Remember, Experts Only Get You So Far: “It sounds like you’re taking the right steps by hiring an expert to help you with your diet,” says personal trainer Lalo Fuentes. “Just keep in mind that us experts only account for 30 percent of your success — the other 70 percent is your discipline and determination. Make a commitment to yourself, and draw a plan to get back to the weight you want to be. Set up small weight goals to make sure you’re on track.”

Keep on Rollin’: “It’s hard to say for sure without knowing what caused your knee injury, but if turning and running hurts, you should stay away from it and instead focus on getting it stronger. Practice some myofascial release to restore motion into your knee: You can do this by using the foam roller regularly before your workouts or at home while watching TV.”

Hit the Gym: “Here’s the workout I’d advise you to do,” says Fuentes.

  • Uphill climb (cardio): “Do this three times per week. I like this exercise because it burns plenty of calories without the extra stress to your knee. While going uphill, move your extremities as much as you can and keep your core tight. This will allow various muscles to get engaged, hence burn the most amount of calories.

“Start with a 3.0 walk on the treadmill, and when you feel comfortable, increase the incline to 8.0. Put all the traction on your heels, making big steps while moving your arms. You should feel the work on your hamstrings and glutes — if you feel it in your calf muscles, it’s because you’re pushing from the tip of your toes, so go back to your heels.

“Once you feel comfortable, increase the speed to no higher than 3.5. You can start with a 5-minute abdominal workout [see the plank exerciser below] before jumping on the treadmill to make sure your abs are engaged during your cardio workout. If this workout is easy for you after 30 minutes, increase the incline on your next workout by 2 degrees.”

  • Deadlifts: “If your gym has bumper plates, load a bar with 25 pounds on each side (if not, you can use kettlebells). Start with the weight on the floor and place your feet shoulder width apart. Reach down to grab the weight, putting your body weight on your heels. Let your knees bend slightly while reaching down — you should feel the stretch on your hamstring muscles.“You should do 12 to 15 repetitions of these. If you feel it in your back, check that you’re not curving your back. Or you might need to reduce the weight until you feel stronger. This exercise is going to get your knee and lower back stronger while working big muscles.”
  • One-minute rest
  • Biceps to overhead press: “Grab a couple of 15- to 20-pound dumbbells, perform a bicep curl and then an overhead press. Repeat 15 times, making sure to keep your body straight by squeezing your glutes and abs. When you press over your head, your arms should be next to your ears.”
  • One-minute rest
  • Plank to push-up: “Start in the plank position, placing your forearms on the floor parallel to each other, your body flat and your feet wide (wider than shoulder width). Your elbows should be directly under your shoulders. From there, place your right hand where your elbow was, followed by the same thing with the left arm, so you’re pressing up to push-up position one arm at a time, without letting your body rotate. Keeping your body from moving is going to engage your core by the obliques section.“Bring your body back to plank position using the same hand first. Do 10 repetitions starting with one hand, rest for 30 seconds and do 10 starting on the other side. Once you feel stronger, up your repetitions to 15 on each side.
  • One-minute rest
  • Knee to elbow core movement: “Start at a push-up position with your feet wide. Your chest should be right above your palms. Without moving the upper body, bring one knee to the opposite elbow: Touch your elbow with your knee and freeze for one full second. Then go back to push-up position and repeat with your other knee. Do 10 repetitions with each knee — once you feel stronger, you can increase the repetitions to 15 on each side. This movement is going to work on your core.”
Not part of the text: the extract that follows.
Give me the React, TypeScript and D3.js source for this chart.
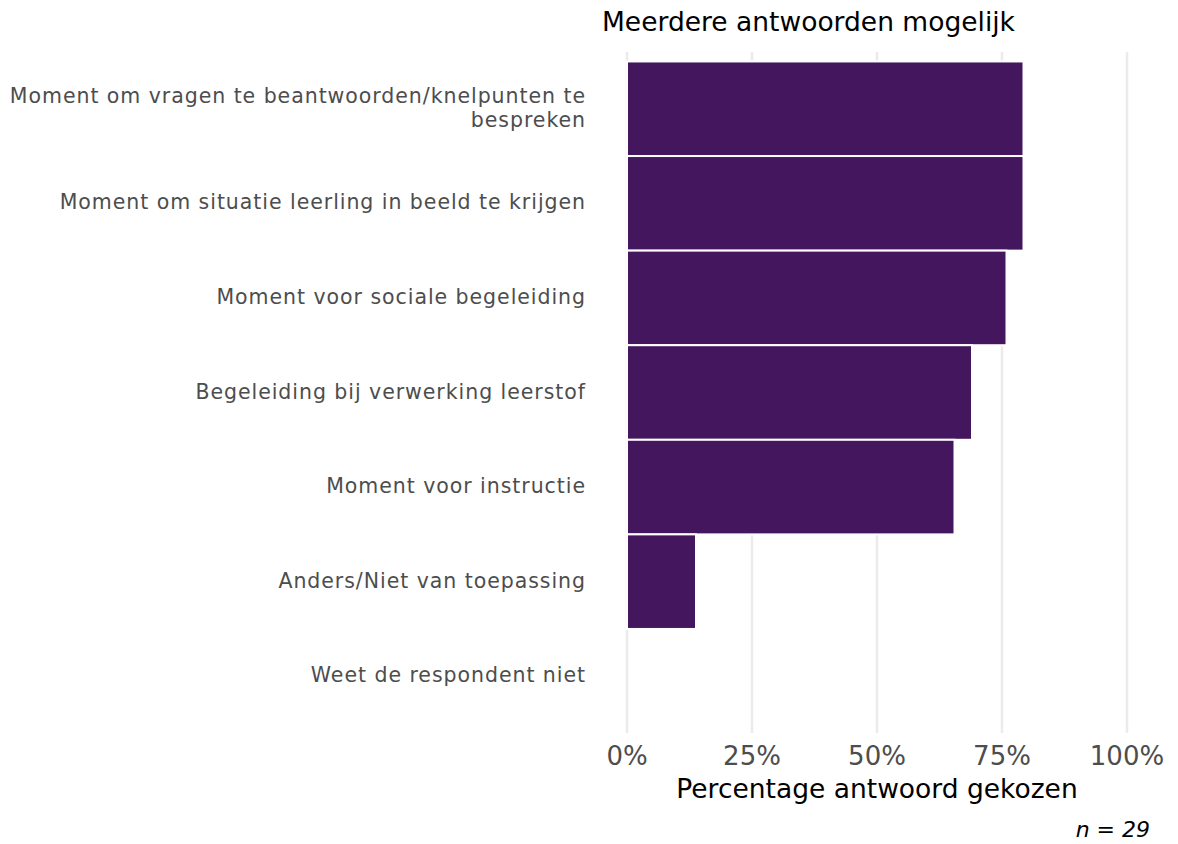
import { useEffect, useRef } from 'react'
import * as d3 from 'd3'

const categories = [
  ['Moment om vragen te beantwoorden/knelpunten te', 'bespreken'],
  ['Moment om situatie leerling in beeld te krijgen'],
  ['Moment voor sociale begeleiding'],
  ['Begeleiding bij verwerking leerstof'],
  ['Moment voor instructie'],
  ['Anders/Niet van toepassing'],
  ['Weet de respondent niet'],
]
const percentages = [79.3, 79.3, 75.9, 69.0, 65.5, 13.8, 0]
const xTicks = [0, 25, 50, 75, 100]
const titleText = 'Meerdere antwoorden mogelijk'
const xTitle = 'Percentage antwoord gekozen'
const captionText = 'n = 29'

const App = () => {
  const chartRef = useRef<SVGSVGElement>(null)

  useEffect(() => {
    const width = 1178
    const height = 844
    const font = "'DejaVu Sans', Verdana, sans-serif"
    const svg = d3.select(chartRef.current)
    svg.selectAll('*').remove()
    svg.attr('width', width).attr('height', height).style('font-family', font)

    const panel = { left: 602, right: 1152, top: 52, bottom: 733 }

    const x = d3.scaleLinear()
      .domain([-5, 105])
      .range([panel.left, panel.right])

    const y = d3.scaleBand<number>()
      .domain(categories.map((_, i) => i))
      .range([panel.top, panel.bottom])
      .paddingOuter(0.1)
      .paddingInner(0)

    // grid
    svg.append('g')
      .selectAll('line')
      .data(xTicks)
      .enter()
      .append('line')
      .attr('x1', d => x(d))
      .attr('x2', d => x(d))
      .attr('y1', panel.top)
      .attr('y2', panel.bottom)
      .attr('stroke', '#ebebeb')
      .attr('stroke-width', 2.5)

    // bars
    svg.append('g')
      .selectAll('rect')
      .data(percentages)
      .enter()
      .append('rect')
      .attr('x', x(0))
      .attr('y', (d, i) => y(i)!)
      .attr('width', d => x(d) - x(0))
      .attr('height', y.bandwidth())
      .attr('fill', '#44165e')
      .attr('stroke', '#ffffff')
      .attr('stroke-width', 2)

    // y labels
    const labels = svg.append('g')
      .selectAll('text')
      .data(categories)
      .enter()
      .append('text')
      .attr('x', 586)
      .attr('y', (d, i) => y(i)! + y.bandwidth() / 2)
      .attr('text-anchor', 'end')
      .attr('fill', '#4d4d4d')
      .style('font-size', '20.5px')
      .style('letter-spacing', '0.95px')

    labels.each(function (d) {
      const lineH = 24
      const start = -((d.length - 1) * lineH) / 2
      d.forEach((line, j) => {
        d3.select(this).append('tspan')
          .attr('x', 586)
          .attr('dy', j === 0 ? start + 6 : lineH)
          .text(line)
      })
    })

    // x tick labels
    svg.append('g')
      .selectAll('text')
      .data(xTicks)
      .enter()
      .append('text')
      .attr('x', d => x(d))
      .attr('y', 765)
      .attr('text-anchor', 'middle')
      .attr('fill', '#4d4d4d')
      .style('font-size', '26px')
      .text(d => `${d}%`)

    svg.append('text')
      .attr('x', (panel.left + panel.right) / 2)
      .attr('y', 798)
      .attr('text-anchor', 'middle')
      .attr('fill', '#000')
      .style('font-size', '26.5px')
      .text(xTitle)

    svg.append('text')
      .attr('x', panel.left)
      .attr('y', 31)
      .attr('fill', '#000')
      .style('font-size', '26.5px')
      .text(titleText)

    svg.append('text')
      .attr('x', 1150)
      .attr('y', 837)
      .attr('text-anchor', 'end')
      .attr('fill', '#000')
      .style('font-size', '22px')
      .style('font-style', 'italic')
      .text(captionText)
  }, [])

  return (
    <div style={{ position: 'absolute', left: 0, top: 0 }}>
      <svg ref={chartRef}></svg>
    </div>
  )
}

export default App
“When you’re done, rest for one or two minutes, then repeat the whole circuit two more times — doing the full strength-building workout three days a week. Ideally, though, you want to move and break a sweat every day: Your metabolism will speed up, you’ll start losing weight quickly and you’ll be able to fit into your Patagonia jacket again.”

The Reaction

With the Time You Have, Does This Workout Sound Doable? “I think so!” says Elion. “Although I’ll be honest, I kinda suck at using free weights, so I might see if there’s a way of doing these same exercises on a machine instead.”

Did You Figure Out What’s Up With Your Knee Yet? Will It Hold Up With This Regimen? “I still haven’t figured it out, but in the meantime, I’ll test it out with this workout and see if it holds up. Fingers crossed…”

Think You’ve Got Enough in the Tank to Keep Up Your 70 percent of the Bargain? “Oh man, I hope so!”